‘The tree of hope’ offers good, stable income
Photos by Juan Escandor Jr., Inquirer Southern Luzon
SORSOGON CITY— Branded by the Department of Agriculture “the tree of hope,” pili (Canarium ovatum) has brought good life and comfort to the family of a former mechanic who pioneered in grafted pili tree growing 29 years ago.
Jose Amador, now 74, said he had made the best decision in life in 1976 when he quit his old job and started putting to use his family’s 12-hectare property in the village of Guinlajon, five kilometers from the city proper.
Amador left his job as a mechanic to become a full-time farmer. He started with planting kalamansi (Citrofurtonella micropa) using grafted seedlings.
After more than a decade, however, his harvest started to decline so he thought of venturing into another crop, and that was when he decided to try pili.
In 1987, he started the pili plantation using grafted pili seedlings without much expectation. The pili trees started bearing fruits five years later.
Amador said with the pili plantation, he was able to send his two children to college—his son became a doctor and is now living in the United States, while his daughter, a registered nurse, works in Metro Manila.
“What’s good with pili is that when it gets older, it bears more fruits,” he said.
Amador said his grafted pili plantation debunked the notion that grafted trees had shorter life. “It is not true with pili,” he said.
He added that in his plantation he cut down the male pili trees because they got bigger but unproductive and kept the female trees which continuously bear fruit.
At present, he harvests 5 to 10 tons of pili nuts a year. Amador’s pili produce sells at an average of P55 per kilo. “But the price sometimes peaks at P90/kilo.”
If prices go below P50 a kilo, Amador opts to stock the nuts and wait until prices go up again.
Amador said pili trees were sturdy as they are deeply rooted and they withstand even strong typhoons. This is an important consideration particularly in typhoon-prone areas like Sorsogon.
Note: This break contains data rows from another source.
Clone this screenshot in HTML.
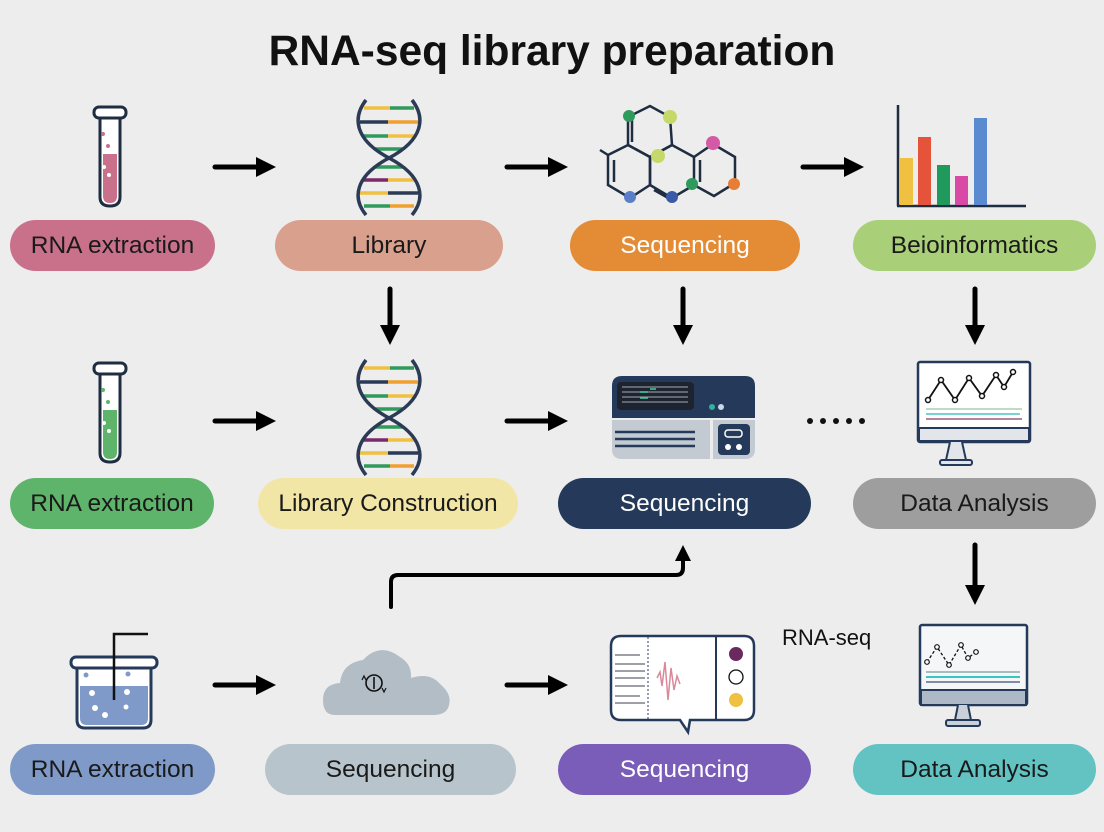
<!DOCTYPE html>
<html><head><meta charset="utf-8"><style>
html,body{margin:0;padding:0;background:#ededed;}
body{width:1104px;height:832px;position:relative;overflow:hidden;font-family:"Liberation Sans",sans-serif;}
.p{position:absolute;height:51px;border-radius:26px;display:flex;align-items:center;justify-content:center;font-size:24.5px;color:#1a1a1a;}
.w{color:#fff;}
h1{position:absolute;top:28px;left:0;width:1104px;text-align:center;margin:0;font-size:42.5px;font-weight:bold;color:#111;}
svg{position:absolute;left:0;top:0;}
</style></head><body>
<svg width="1104" height="832" viewBox="0 0 1104 832">
<defs>
<marker id="ah" markerWidth="4" markerHeight="4" refX="2" refY="2" orient="auto" markerUnits="strokeWidth"><path d="M0,0 L4,2 L0,4 Z" fill="#000"/></marker>
</defs>
<g stroke="#000" stroke-width="5" fill="none" stroke-linecap="round">
<line x1="215" y1="167" x2="266" y2="167" marker-end="url(#ah)"/>
<line x1="507" y1="167" x2="558" y2="167" marker-end="url(#ah)"/>
<line x1="803" y1="167" x2="854" y2="167" marker-end="url(#ah)"/>
<line x1="215" y1="421" x2="266" y2="421" marker-end="url(#ah)"/>
<line x1="507" y1="421" x2="558" y2="421" marker-end="url(#ah)"/>
<line x1="215" y1="685" x2="266" y2="685" marker-end="url(#ah)"/>
<line x1="507" y1="685" x2="558" y2="685" marker-end="url(#ah)"/>
<line x1="390" y1="289" x2="390" y2="335" marker-end="url(#ah)"/>
<line x1="683" y1="289" x2="683" y2="335" marker-end="url(#ah)"/>
<line x1="975" y1="289" x2="975" y2="335" marker-end="url(#ah)"/>
<line x1="975" y1="545" x2="975" y2="595" marker-end="url(#ah)"/>
<path d="M391,607 L391,582 Q391,575 398,575 L676,575 Q683,575 683,568 L683,553" stroke-width="4" marker-end="url(#ah)"/>
</g>
<g fill="#111"><circle cx="810" cy="421" r="3"/><circle cx="823" cy="421" r="3"/><circle cx="836" cy="421" r="3"/><circle cx="849" cy="421" r="3"/><circle cx="862" cy="421" r="3"/></g>

<g>
<path d="M100,118 L100,197 Q100,206 110,206 Q120,206 120,197 L120,118 Z" fill="#fff" stroke="#1f2d40" stroke-width="3"/>
<path d="M103,154 L117,154 L117,196 Q117,203 110,203 Q103,203 103,196 Z" fill="#c9718a"/>
<rect x="94" y="107" width="32" height="11" rx="5" fill="#fff" stroke="#1f2d40" stroke-width="3"/>
<circle cx="103" cy="134" r="2" fill="#c9718a"/><circle cx="108" cy="146" r="2" fill="#c9718a"/><circle cx="104" cy="167" r="2" fill="#fff"/><circle cx="109" cy="175" r="2" fill="#fff"/>
</g>
<g transform="translate(0,256)">
<path d="M100,118 L100,197 Q100,206 110,206 Q120,206 120,197 L120,118 Z" fill="#fff" stroke="#1f2d40" stroke-width="3"/>
<path d="M103,154 L117,154 L117,196 Q117,203 110,203 Q103,203 103,196 Z" fill="#5fb46b"/>
<rect x="94" y="107" width="32" height="11" rx="5" fill="#fff" stroke="#1f2d40" stroke-width="3"/>
<circle cx="103" cy="134" r="2" fill="#5fb46b"/><circle cx="108" cy="146" r="2" fill="#5fb46b"/><circle cx="104" cy="167" r="2" fill="#fff"/><circle cx="109" cy="175" r="2" fill="#fff"/>
</g>
<g id="dna">
<g stroke-width="3.5">
<line x1="364" y1="108" x2="390" y2="108" stroke="#f0c040"/><line x1="390" y1="108" x2="414" y2="108" stroke="#2e9a5c"/>
<line x1="360" y1="122" x2="388" y2="122" stroke="#2b3a55"/><line x1="388" y1="122" x2="418" y2="122" stroke="#f0a030"/>
<line x1="362" y1="136" x2="388" y2="136" stroke="#2e9a5c"/><line x1="388" y1="136" x2="416" y2="136" stroke="#f0c040"/>
<line x1="375" y1="149" x2="403" y2="149" stroke="#2e9a5c"/>
<line x1="375" y1="167" x2="403" y2="167" stroke="#2e9a5c"/>
<line x1="362" y1="180" x2="388" y2="180" stroke="#7a2a6a"/><line x1="388" y1="180" x2="416" y2="180" stroke="#f0c040"/>
<line x1="360" y1="193" x2="388" y2="193" stroke="#f0c040"/><line x1="388" y1="193" x2="418" y2="193" stroke="#2b3a55"/>
<line x1="364" y1="206" x2="390" y2="206" stroke="#2e9a5c"/><line x1="390" y1="206" x2="414" y2="206" stroke="#f0a030"/>
</g>
<g fill="none" stroke="#2b3a55" stroke-width="3.5">
<path d="M366,100 C352,118 355,140 389,158 C423,176 426,198 412,215"/>
<path d="M412,100 C426,118 423,140 389,158 C355,176 352,198 366,215"/>
</g>
</g>
<use href="#dna" transform="translate(0,260)"/>
<g fill="none" stroke="#1f2d40" stroke-width="2.5">
<path d="M628,117 L650,106 L670,117 L672,145 L650,157 L628,145 Z"/>
<path d="M608,155 L628,145 L650,157 L650,185 L630,198 L608,185 Z"/>
<path d="M650,157 L672,145 L694,157 L694,185 L672,198 L650,185 Z"/>
<path d="M694,157 L713,144 L735,157 L735,183 L714,196 L694,185"/>
<line x1="600" y1="150" x2="608" y2="155"/>
<line x1="614" y1="160" x2="614" y2="182"/><line x1="632" y1="113" x2="632" y2="142"/><line x1="654" y1="190" x2="670" y2="199"/><line x1="700" y1="160" x2="700" y2="182"/>
</g>
<g><circle cx="629" cy="116" r="6" fill="#2e9a5c"/><circle cx="670" cy="117" r="7" fill="#c5d96a"/><circle cx="658" cy="156" r="7" fill="#c5d96a"/><circle cx="713" cy="143" r="7" fill="#d45aa5"/><circle cx="630" cy="197" r="6" fill="#5a7ec8"/><circle cx="672" cy="197" r="6" fill="#3a5aa8"/><circle cx="692" cy="184" r="6" fill="#2e9a5c"/><circle cx="734" cy="184" r="6" fill="#e87e35"/></g>
<g>
<line x1="898" y1="105" x2="898" y2="206" stroke="#1f2d40" stroke-width="2.5"/>
<line x1="897" y1="206" x2="1026" y2="206" stroke="#1f2d40" stroke-width="2.5"/>
<rect x="900" y="158" width="13" height="47" fill="#f0c040"/>
<rect x="918" y="137" width="13" height="68" fill="#e5533a"/>
<rect x="937" y="165" width="13" height="40" fill="#1f9a5c"/>
<rect x="955" y="176" width="13" height="29" fill="#d84aa5"/>
<rect x="974" y="118" width="13" height="87" fill="#5a8ad0"/>
</g>
<g>
<path d="M612,386 Q612,376 622,376 L745,376 Q755,376 755,386 L755,418 L612,418 Z" fill="#253a5a"/>
<path d="M612,420 L710,420 L710,459 L622,459 Q612,459 612,449 Z" fill="#c3cad2"/>
<path d="M713,420 L755,420 L755,449 Q755,459 745,459 L713,459 Z" fill="#c3cad2"/>
<rect x="617" y="382" width="77" height="28" rx="4" fill="#1e2330"/>
<g stroke="#8a9098" stroke-width="1.2"><line x1="622" y1="387" x2="688" y2="387"/><line x1="622" y1="392" x2="688" y2="392"/><line x1="622" y1="397" x2="688" y2="397"/><line x1="622" y1="402" x2="688" y2="402"/></g>
<g stroke="#3fcf9f" stroke-width="1.5"><line x1="640" y1="392" x2="648" y2="392"/><line x1="650" y1="389" x2="656" y2="389"/><line x1="640" y1="398" x2="648" y2="398"/></g>
<circle cx="712" cy="407" r="3" fill="#2fb39a"/><circle cx="721" cy="407" r="3" fill="#c8d8ea"/>
<g stroke="#253a5a" stroke-width="2.5"><line x1="615" y1="432" x2="695" y2="432"/><line x1="615" y1="439" x2="695" y2="439"/><line x1="615" y1="446" x2="695" y2="446"/></g>
<rect x="718" y="424" width="32" height="31" rx="4" fill="#253a5a"/>
<rect x="725" y="430" width="17" height="7" rx="3" fill="none" stroke="#fff" stroke-width="1.5"/>
<circle cx="728" cy="447" r="3" fill="#fff"/><circle cx="739" cy="447" r="3" fill="#fff"/>
</g>
<g>
<rect x="918" y="362" width="112" height="80" rx="2" fill="#fff" stroke="#253a5a" stroke-width="2.5"/>
<rect x="919" y="428" width="110" height="13" fill="#e2e6ea" stroke="#253a5a" stroke-width="2"/>
<path d="M950,442 L946,460 L966,460 L962,442" fill="#e2e6ea" stroke="#253a5a" stroke-width="2"/>
<rect x="940" y="460" width="32" height="5" rx="2" fill="#e2e6ea" stroke="#253a5a" stroke-width="2"/>
<polyline points="900,400 913,380 927,400 941,378 954,396 968,375 976,387 985,372" transform="translate(28,0)" fill="none" stroke="#111" stroke-width="1.8"/>
<g fill="#fff" stroke="#111" stroke-width="1.5"><circle cx="928" cy="400" r="2.5"/><circle cx="941" cy="380" r="2.5"/><circle cx="955" cy="400" r="2.5"/><circle cx="969" cy="378" r="2.5"/><circle cx="982" cy="396" r="2.5"/><circle cx="996" cy="375" r="2.5"/><circle cx="1004" cy="387" r="2.5"/><circle cx="1013" cy="372" r="2.5"/></g>
<line x1="926" y1="409" x2="1022" y2="409" stroke="#9ac4a8" stroke-width="1.2"/><line x1="926" y1="414" x2="1020" y2="414" stroke="#4ac4c4" stroke-width="1.5"/><line x1="926" y1="419" x2="1022" y2="419" stroke="#8a3a5a" stroke-width="1.2"/>
</g>
<g>
<rect x="920" y="625" width="107" height="80" rx="2" fill="#f4f6f8" stroke="#253a5a" stroke-width="2.5"/>
<rect x="921" y="690" width="105" height="15" fill="#aeb9c8" stroke="#253a5a" stroke-width="2"/>
<path d="M958,705 L955,720 L971,720 L968,705" fill="#c8d0d8" stroke="#253a5a" stroke-width="2"/>
<rect x="946" y="720" width="34" height="6" rx="2" fill="#c8d0d8" stroke="#253a5a" stroke-width="2"/>
<polyline points="927,662 937,647 949,665 961,645 968,658 976,652" fill="none" stroke="#111" stroke-width="1.3" stroke-dasharray="3,2"/>
<g fill="#fff" stroke="#111" stroke-width="1.2"><circle cx="927" cy="662" r="2.3"/><circle cx="937" cy="647" r="2.3"/><circle cx="949" cy="665" r="2.3"/><circle cx="961" cy="645" r="2.3"/><circle cx="968" cy="658" r="2.3"/><circle cx="976" cy="652" r="2.3"/></g>
<line x1="926" y1="672" x2="1020" y2="672" stroke="#7a9a9a" stroke-width="1.2"/><line x1="926" y1="677" x2="1020" y2="677" stroke="#3ac4c4" stroke-width="2"/><line x1="926" y1="682" x2="1020" y2="682" stroke="#5a6a8a" stroke-width="1.5"/>
</g>
<g>
<path d="M77,668 L77,720 Q77,728 85,728 L143,728 Q151,728 151,720 L151,668 Z" fill="#fff" stroke="#253a5a" stroke-width="3"/>
<path d="M80,686 L148,686 L148,718 Q148,725 141,725 L87,725 Q80,725 80,718 Z" fill="#7f9ac9"/>
<rect x="71" y="657" width="86" height="11" rx="5" fill="#fff" stroke="#253a5a" stroke-width="3"/>
<polyline points="114,700 114,634 148,634" fill="none" stroke="#111" stroke-width="2.5"/>
<g fill="#fff"><circle cx="86" cy="675" r="2.5" fill="#7f9ac9"/><circle cx="128" cy="674" r="2.5" fill="#7f9ac9"/><circle cx="92" cy="693" r="3"/><circle cx="127" cy="692" r="3"/><circle cx="95" cy="708" r="3"/><circle cx="105" cy="715" r="3"/><circle cx="126" cy="707" r="2.5"/></g>
</g>
<g>
<path d="M335,715 Q323,715 323,700 Q323,684 340,683 Q342,663 363,660 Q380,642 400,657 Q412,664 411,678 Q430,672 440,684 Q452,694 449,705 Q447,715 433,715 Z" fill="#b2bdc5"/>
<circle cx="374" cy="683" r="8" fill="none" stroke="#111" stroke-width="1.6"/>
<line x1="374" y1="677" x2="374" y2="689" stroke="#111" stroke-width="1.6"/>
<path d="M362,680 L364,676 L366,680 M382,688 L384,692 L386,688" fill="none" stroke="#111" stroke-width="1.2"/>
</g>
<g>
<path d="M621,636 Q611,636 611,646 L611,710 Q611,720 621,720 L680,720 L688,732 L690,720 L744,720 Q754,720 754,710 L754,646 Q754,636 744,636 Z" fill="#fff" stroke="#253a5a" stroke-width="2.5"/>
<line x1="716" y1="637" x2="716" y2="719" stroke="#253a5a" stroke-width="2"/>
<line x1="648" y1="637" x2="648" y2="719" stroke="#253a5a" stroke-width="1" stroke-dasharray="2,2"/>
<g stroke="#667" stroke-width="1.2"><line x1="615" y1="655" x2="640" y2="655"/><line x1="615" y1="664" x2="645" y2="664"/><line x1="615" y1="671" x2="645" y2="671"/><line x1="615" y1="678" x2="645" y2="678"/><line x1="615" y1="686" x2="645" y2="686"/><line x1="615" y1="696" x2="640" y2="696"/><line x1="615" y1="703" x2="645" y2="703"/></g>
<path d="M657,678 L660,672 L662,686 L665,662 L668,700 L671,668 L674,690 L677,676 L680,684" fill="none" stroke="#d98a9a" stroke-width="1.5"/>
<circle cx="736" cy="654" r="7" fill="#6a2a60"/><circle cx="736" cy="677" r="7" fill="#fff" stroke="#111" stroke-width="1.3"/><circle cx="736" cy="700" r="7" fill="#f0c040"/>
</g>
<text x="782" y="645" font-family="Liberation Sans, sans-serif" font-size="22" fill="#111">RNA-seq</text>
</svg>
<h1>RNA-seq library preparation</h1>
<div class="p" style="left:10px;top:220px;width:205px;background:#c9718a">RNA extraction</div>
<div class="p" style="left:275px;top:220px;width:228px;background:#d9a08e">Library</div>
<div class="p w" style="left:570px;top:220px;width:230px;background:#e48b35">Sequencing</div>
<div class="p" style="left:853px;top:220px;width:243px;background:#a9cf78">Beioinformatics</div>
<div class="p" style="left:10px;top:478px;width:204px;background:#5fb46b">RNA extraction</div>
<div class="p" style="left:258px;top:478px;width:260px;background:#f2e6a6">Library Construction</div>
<div class="p w" style="left:558px;top:478px;width:253px;background:#253a5a">Sequencing</div>
<div class="p" style="left:853px;top:478px;width:243px;background:#9e9e9e">Data Analysis</div>
<div class="p" style="left:10px;top:744px;width:205px;background:#7f9ac9">RNA extraction</div>
<div class="p" style="left:265px;top:744px;width:251px;background:#b8c4cb">Sequencing</div>
<div class="p w" style="left:558px;top:744px;width:253px;background:#7a5cb9">Sequencing</div>
<div class="p" style="left:853px;top:744px;width:243px;background:#63c3c3">Data Analysis</div>
</body></html>
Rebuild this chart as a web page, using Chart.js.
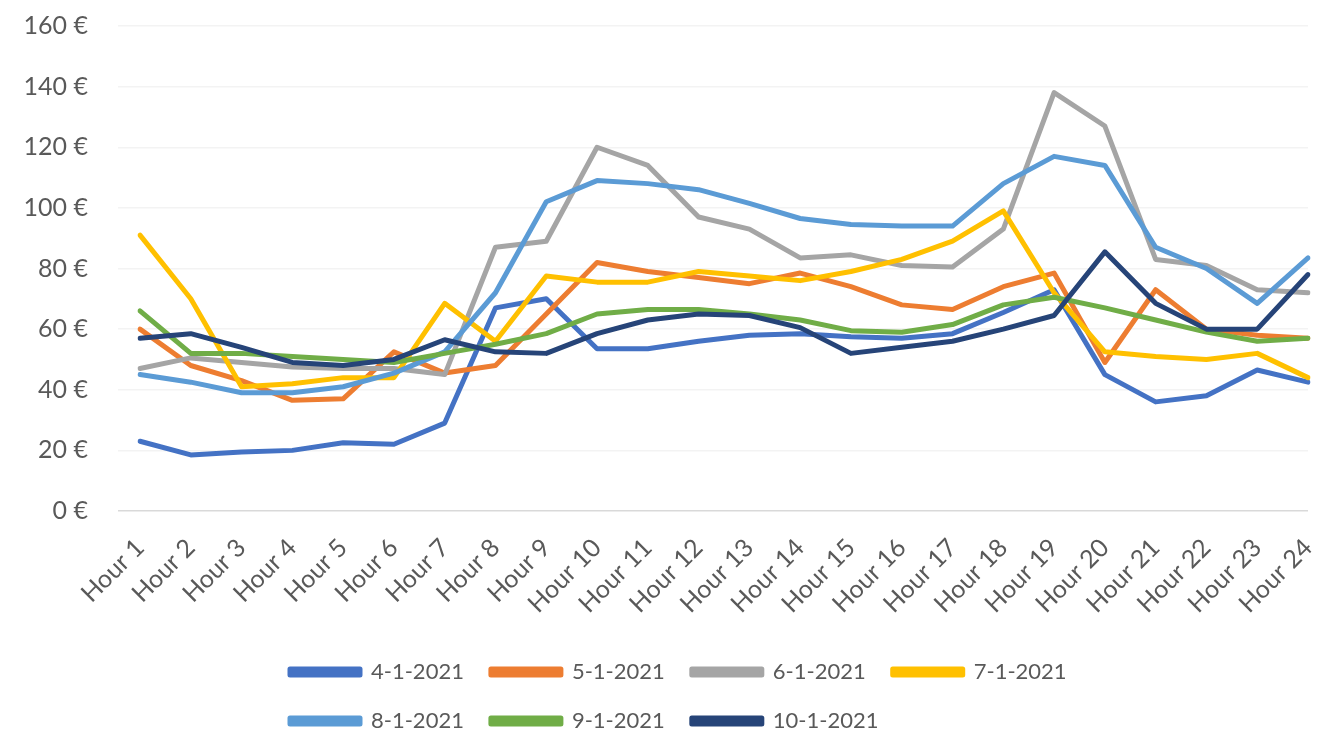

“When Typhoon Glenda hit Sorsogon two years ago, it took only a month for the pili trees to recover. In fact, after the typhoon, the pili trees looked like they were just pruned,” he said.
A month after the typhoon, the leaves and the flowers started coming out again.
Amador said his pili trees were purely organic that they did not need any fertilizer to make them productive the whole year round. Even without weeding, they continue to bear fruits, he added.
He hires only four laborers to take care of the pili plantation but he taps additional farm hands for harvesting and post-harvest work like drying the pili nuts.
Because 68 percent of the pili fruit is pulp, Amador realized it could be processed for added value. He attended a training program offered by the Department of Science and Technology and learned how to extract oil from it.
After soaking the pili fruit in water to soften the pulp, the nuts are taken out, he said describing the process of extracting pili oil. The pulp is placed in a cheese cloth and squeezed in a contraption to extract the liquid which is stocked in pails.
Overnight, the oil floats on the surface and is scooped with a ladle or dipper, transferred to another container, and cooked for a maximum of one hour or until all the water have evaporated.
Amador said the extraction of oil from the pili pulp was very primitive and labor-intensive which required technology research and improvement.
He said the pulp of 1,000 pili fruits could make one to two liters of oil. He said the output could be higher if the technology and process of extraction were more efficient. At present, he gets P100 for a liter of the raw pili oil.
What is left of the extracted pulp is dried and turned into powder which he mixes with feeds for cattle.
Amador, who pioneered grafted pili growing in the country, was named Tofarm (The Outstanding Farmers of the Philippines) Farmer of the Year in 2014.